Question

A non empty subset U of a vector space v(F) is a subspace of V iff​

Answer 1

Answer:

A subset W of a vector space V is a subspace if (1) W is non-empty (2) For every ¯v, ¯w ∈ W and a, b ∈ F, a¯v + b ¯w ∈ W. ... So a non-empty subset of V is a subspace if it is closed under linear combinations.

Step-by-step explanation:

Hope it will help you!!

Answer 2

Answer :

A non empty subset U of a vector space V(F) is a subspace of V iff ax + by ∈ W ∀ a , b ∈ F and x , y ∈ W .

Explanation :

Let U be the subspace of V(F) , then

→ ax ∈ U and by ∈ U ∀ x , y ∈ U and a , b ∈ F

(°•° Scalar multiplication is closed)

→ ax + by ∈ U ∀ x , y ∈ U and a , b ∈ F

(°•° Addition is closed)

Conversely ,

Let ax + by ∈ U ∀ x , y ∈ U and a , b ∈ F be given .

Now ,

Let a = b = 0 ∈ F , then

→ 0•x + 0•y ∈ U ∀ x , y ∈ U

→ 0 + 0 ∈ U

→ 0 ∈ U

→ U ≠ ∅

Now ,

Let a = b = 1 ∈ F , then

→ 1•x + 1•y ∈ U ∀ x , y ∈ U

→ x + y ∈ U ∀ x , y ∈ U

→ Vector addition is closed in U

Also ,

Let b = 0 ∈ F , then

→ ax + 0•y ∈ U ∀ x , y ∈ U , a ∈ F

→ ax + 0 ∈ U ∀ x ∈ U , a ∈ F

→ ax ∈ U ∀ x ∈ U , a ∈ F

→ Scalar multiplication is closed in U

Since ,

The vector addition and the scalar multiplication are closed in U , thus U is a subspace of V .
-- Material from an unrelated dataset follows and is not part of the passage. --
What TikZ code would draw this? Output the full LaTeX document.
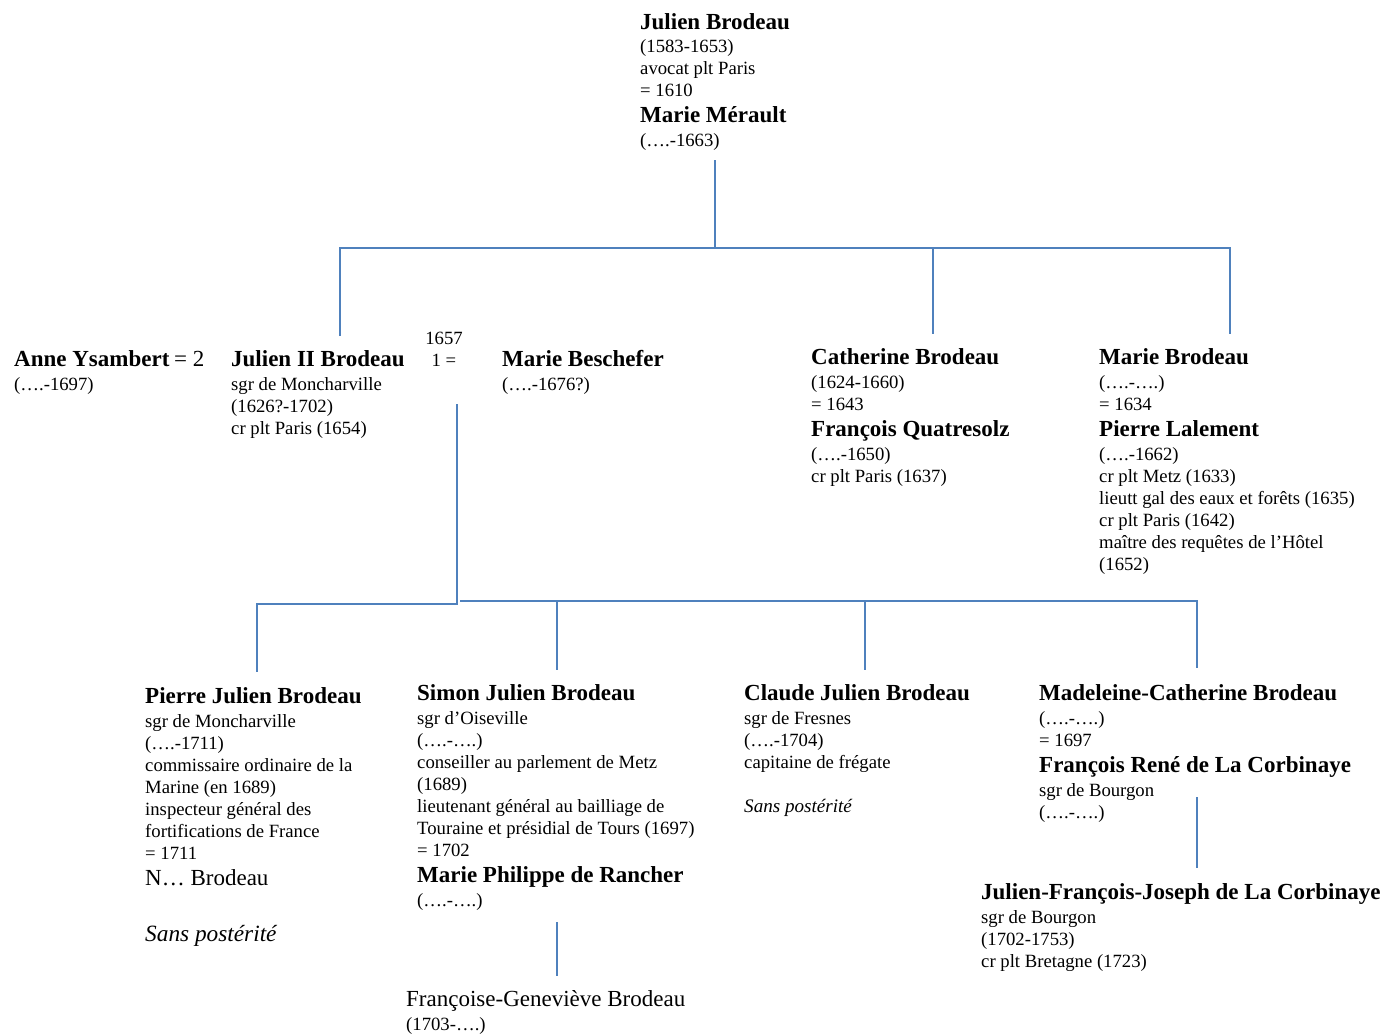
\documentclass[tikz,border=0pt]{standalone}
\usepackage{fontspec}
\setmainfont{Liberation Serif}
\usepackage{tikz}
\usetikzlibrary{positioning}
\definecolor{treeblue}{RGB}{79,129,189}
\newcommand{\bname}[1]{{\fontsize{23}{22}\selectfont\bfseries #1}}
\newcommand{\bigtext}[1]{{\fontsize{23}{22}\selectfont #1}}
\newcommand{\nopost}[1]{{\fontsize{#1}{22}\selectfont\itshape Sans postérité}}

\begin{document}
\begin{tikzpicture}[x=1pt, y=-1pt,
    person/.style={anchor=north west, align=left, inner sep=0pt,
      font=\fontsize{18.7}{22}\selectfont},
    link/.style={draw=treeblue, line width=2.5pt}]
    \useasboundingbox (0,0) rectangle (1382,1034);

    % First generation
    \node[person] (top) at (640,13) {\bname{Julien Brodeau}\\[1pt](1583-1653)\\avocat plt Paris\\= 1610\\[4pt]
      \bname{Marie Mérault}\\[2pt](….-1663)};

    % Children
    \node[person] (anne) at (14,350) {\bname{Anne Ysambert} \bigtext{= 2}\\[2pt](….-1697)};
    \node[person] (julien) at (231,350) {\bname{Julien II Brodeau}\\[2pt]sgr de Moncharville\\(1626?-1702)\\cr plt Paris (1654)};
    \node[person, anchor=north, align=center] (wed) at (444,332) {1657\\1 =};
    \node[person] (besch) at (502,350) {\bname{Marie Beschefer}\\[2pt](….-1676?)};
    \node[person] (cath) at (811,348) {\bname{Catherine Brodeau}\\[2pt](1624-1660)\\= 1643\\[4pt]
      \bname{François Quatresolz}\\[2pt](….-1650)\\cr plt Paris (1637)};
    \node[person] (marie) at (1099,348) {\bname{Marie Brodeau}\\[2pt](….-….)\\= 1634\\[4pt]
      \bname{Pierre Lalement}\\[2pt](….-1662)\\cr plt Metz (1633)\\lieutt gal des eaux et forêts (1635)\\
      cr plt Paris (1642)\\maître des requêtes de l’Hôtel\\(1652)};

    % Grandchildren
    \node[person] (pierre) at (145,687) {\bname{Pierre Julien Brodeau}\\[2pt]sgr de Moncharville\\(….-1711)\\
      commissaire ordinaire de la\\Marine (en 1689)\\inspecteur général des\\fortifications de France\\= 1711\\[4pt]
      \bigtext{N… Brodeau}\\[34pt]\nopost{23.3}};
    \node[person] (simon) at (417,684) {\bname{Simon Julien Brodeau}\\[2pt]sgr d’Oiseville\\(….-….)\\
      conseiller au parlement de Metz\\(1689)\\lieutenant général au bailliage de\\Touraine et présidial de Tours (1697)\\
      = 1702\\[4pt]\bname{Marie Philippe de Rancher}\\[2pt](….-….)};
    \node[person] (claude) at (744,684) {\bname{Claude Julien Brodeau}\\[2pt]sgr de Fresnes\\(….-1704)\\capitaine de frégate\\[22pt]
      \nopost{19.1}};
    \node[person] (madel) at (1039,684) {\bname{Madeleine-Catherine Brodeau}\\[2pt](….-….)\\= 1697\\[4pt]
      \bname{François René de La Corbinaye}\\[2pt]sgr de Bourgon\\(….-….)};

    % Great-grandchildren
    \node[person] (jfj) at (981,883) {\bname{Julien-François-Joseph de La Corbinaye}\\[2pt]sgr de Bourgon\\(1702-1753)\\
      cr plt Bretagne (1723)};
    \node[person] (fg) at (406,990) {\bigtext{Françoise-Geneviève Brodeau}\\[2pt](1703-….)};

    % Junctions
    \coordinate (hub) at (715,248);
    \coordinate (barL) at (340,248);
    \coordinate (barR) at (1230,248);
    \coordinate (dJ) at (340,336);
    \coordinate (dC) at (933,334);
    \coordinate (dM) at (1230,334);
    \coordinate (m1) at (457,404);
    \coordinate (k0) at (457,604);
    \coordinate (kbar) at (460,601);
    \coordinate (k1) at (257,672);
    \coordinate (k2) at (557,670);
    \coordinate (k3) at (865,670);
    \coordinate (k4) at (1197,668);
    \coordinate (g1) at (1197,797);
    \coordinate (g2) at (1197,868);
    \coordinate (s1) at (557,922);
    \coordinate (s2) at (557,976);

    % Lines
    \draw[link] ([yshift=-10pt]top.south -| hub) -- (hub);
    \draw[link] (dJ) -- (barL) -- (barR) -- (dM);
    \draw[link] (dC |- hub) -- (dC);
    \draw[link] (m1) -- (k0) -| (k1);
    \draw[link] (kbar) -| (k4);
    \draw[link] (k2 |- kbar) -- (k2);
    \draw[link] (k3 |- kbar) -- (k3);
    \draw[link] (g1) -- (g2);
    \draw[link] (s1) -- (s2);
  \end{tikzpicture}
\end{document}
Some important information :

Vector space :

(V , +) be an algebraic structure and (F , + , •) be a field , then V is called a vector space over the field F if the following conditions hold :

1. (V , +) is an abelian group .
2. ku ∈ V ∀ u ∈ V and k ∈ F
3. k(u + v) = ku + kv ∀ u , v ∈ V and k ∈ F .
4. (a + b)u = au + bu ∀ u ∈ V and a , b ∈ F .
5. (ab)u = a(bu) ∀ u ∈ V and a , b ∈ F .
6. 1u = u ∀ u ∈ V where 1 ∈ F is the unity .

♦ Elements of V are called vectors and the lements of F are called scalars .

♦ If V is a vector space over the field F then it is denoted by V(F) .

Subspace :

A non empty subset W of the vector space V(F) is said to be a subspace of V if it itself forms a vector space over the same field F .